I guess what I'm trying to say is that, for the first time in my life, I feel ... womanly. I have to think that this is entirely appropriate, since I am of the feminine sex.
I like being a woman. I am starting to feel comfortable in my own skin, and I am reveling in this newfound feeling of ... girlishness? Yes, I'm 44 years old and finally feel like a girl. I'm not sad over it. I'm glad that I finally got to this point. I wish I had done this so long ago, but I guess that everything happens in its own time. There is no rushing destiny.
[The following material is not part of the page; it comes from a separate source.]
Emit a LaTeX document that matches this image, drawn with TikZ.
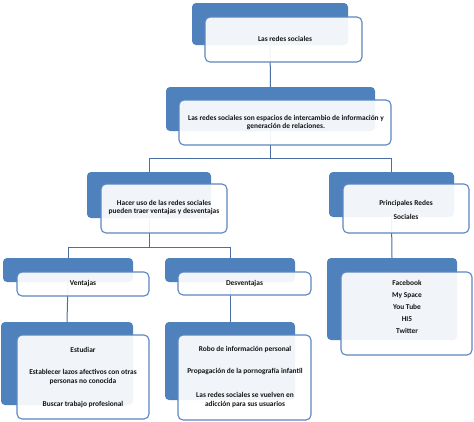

On a related note ... one that I am so very pleased to share: It looks like a bariatric surgery support group is going to make its way off the ground in the very near future. Joan has volunteered use of the gym as meeting space, and she is working with some other friends (I shall not name names, as these people have undergone the surgery and have told me, but I'm not sure if they have shared it with "the world" so to speak as yet). When the time comes, all will be revealed, I am sure.
There is so much we can all learn from each other. Great information to share and just general support. Every person has their journey and their cross to bear. This is ours.
As the time and date become clearer, I hope to provide information to The Daily News for a Community Event item. I will also put information here and out on Facebook. The organizers also hope to bring in speakers, perhaps from OHSU.

Have a wonderful day and blessings!

1 comment:

  1. Hi, Brenda.

    I am so proud of you! You are a true inspiration to so many of us.

    Thanks for sharing your journey with us.

    -- Cindy LW of Longview, WA (Roger W's other 1/2)
    NOTE: Brenda, maybe "anonymous" couldn't figure out how to post her comment with the options given....sort of like me!